▶ **Given task**
Return exactly, please, the lines that run from the line with "Recreate this image" to the line with "radius=462, y radius=293];", ends included, and omit all pictures.
-- START OF Record extracts --
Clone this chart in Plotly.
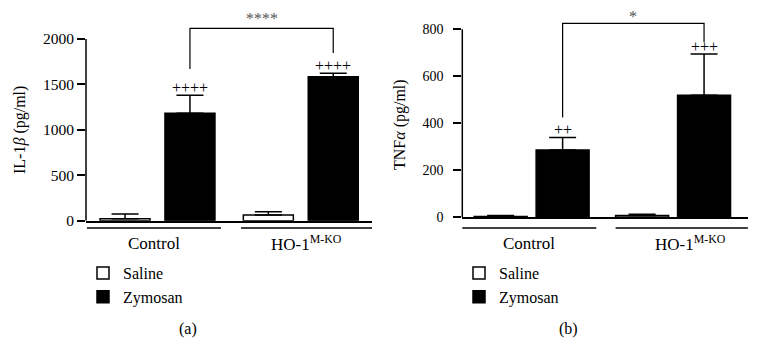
-- END OF Record extracts --
-- START OF Record extracts --
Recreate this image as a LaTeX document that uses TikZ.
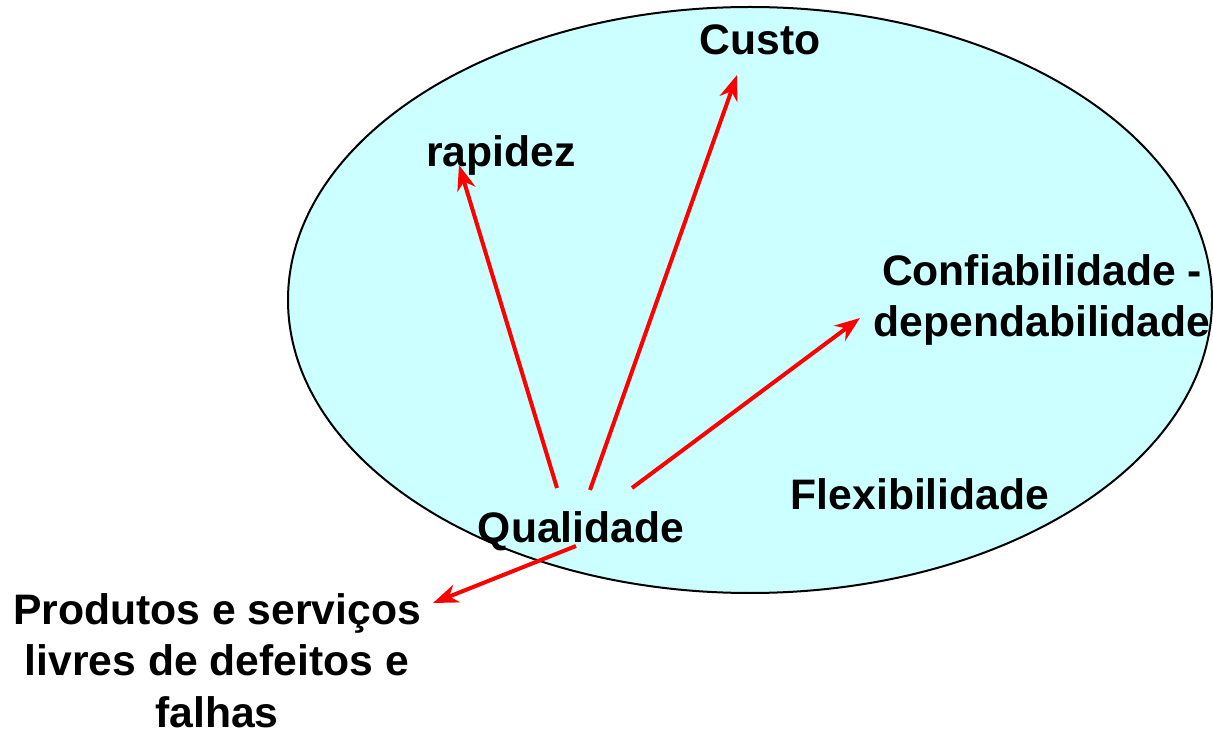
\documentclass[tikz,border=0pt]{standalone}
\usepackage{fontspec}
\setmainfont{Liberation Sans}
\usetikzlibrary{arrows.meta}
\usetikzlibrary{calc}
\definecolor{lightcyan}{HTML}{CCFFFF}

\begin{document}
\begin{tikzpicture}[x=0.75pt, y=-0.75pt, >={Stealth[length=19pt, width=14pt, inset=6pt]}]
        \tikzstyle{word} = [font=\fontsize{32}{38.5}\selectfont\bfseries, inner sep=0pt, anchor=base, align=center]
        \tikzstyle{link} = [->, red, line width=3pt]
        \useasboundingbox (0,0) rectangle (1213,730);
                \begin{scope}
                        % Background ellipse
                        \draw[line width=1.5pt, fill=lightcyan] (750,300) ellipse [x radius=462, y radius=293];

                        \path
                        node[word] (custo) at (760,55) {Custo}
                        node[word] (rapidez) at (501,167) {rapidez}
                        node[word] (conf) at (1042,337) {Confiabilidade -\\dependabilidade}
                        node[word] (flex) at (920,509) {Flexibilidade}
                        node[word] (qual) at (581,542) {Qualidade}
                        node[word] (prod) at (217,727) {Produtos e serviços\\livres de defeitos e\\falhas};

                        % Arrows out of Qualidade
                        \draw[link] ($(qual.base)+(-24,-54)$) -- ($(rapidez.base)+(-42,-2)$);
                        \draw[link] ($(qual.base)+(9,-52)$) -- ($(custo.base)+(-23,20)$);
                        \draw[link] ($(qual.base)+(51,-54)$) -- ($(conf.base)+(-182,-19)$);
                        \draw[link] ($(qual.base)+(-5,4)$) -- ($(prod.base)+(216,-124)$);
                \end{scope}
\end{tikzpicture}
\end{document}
-- END OF Record extracts --
▶ **Final result**
Recreate this image as a LaTeX document that uses TikZ.
\documentclass[tikz,border=0pt]{standalone}
\usepackage{fontspec}
\setmainfont{Liberation Sans}
\usetikzlibrary{arrows.meta}
\usetikzlibrary{calc}
\definecolor{lightcyan}{HTML}{CCFFFF}

\begin{document}
\begin{tikzpicture}[x=0.75pt, y=-0.75pt, >={Stealth[length=19pt, width=14pt, inset=6pt]}]
        \tikzstyle{word} = [font=\fontsize{32}{38.5}\selectfont\bfseries, inner sep=0pt, anchor=base, align=center]
        \tikzstyle{link} = [->, red, line width=3pt]
        \useasboundingbox (0,0) rectangle (1213,730);
                \begin{scope}
                        % Background ellipse
                        \draw[line width=1.5pt, fill=lightcyan] (750,300) ellipse [x radius=462, y radius=293];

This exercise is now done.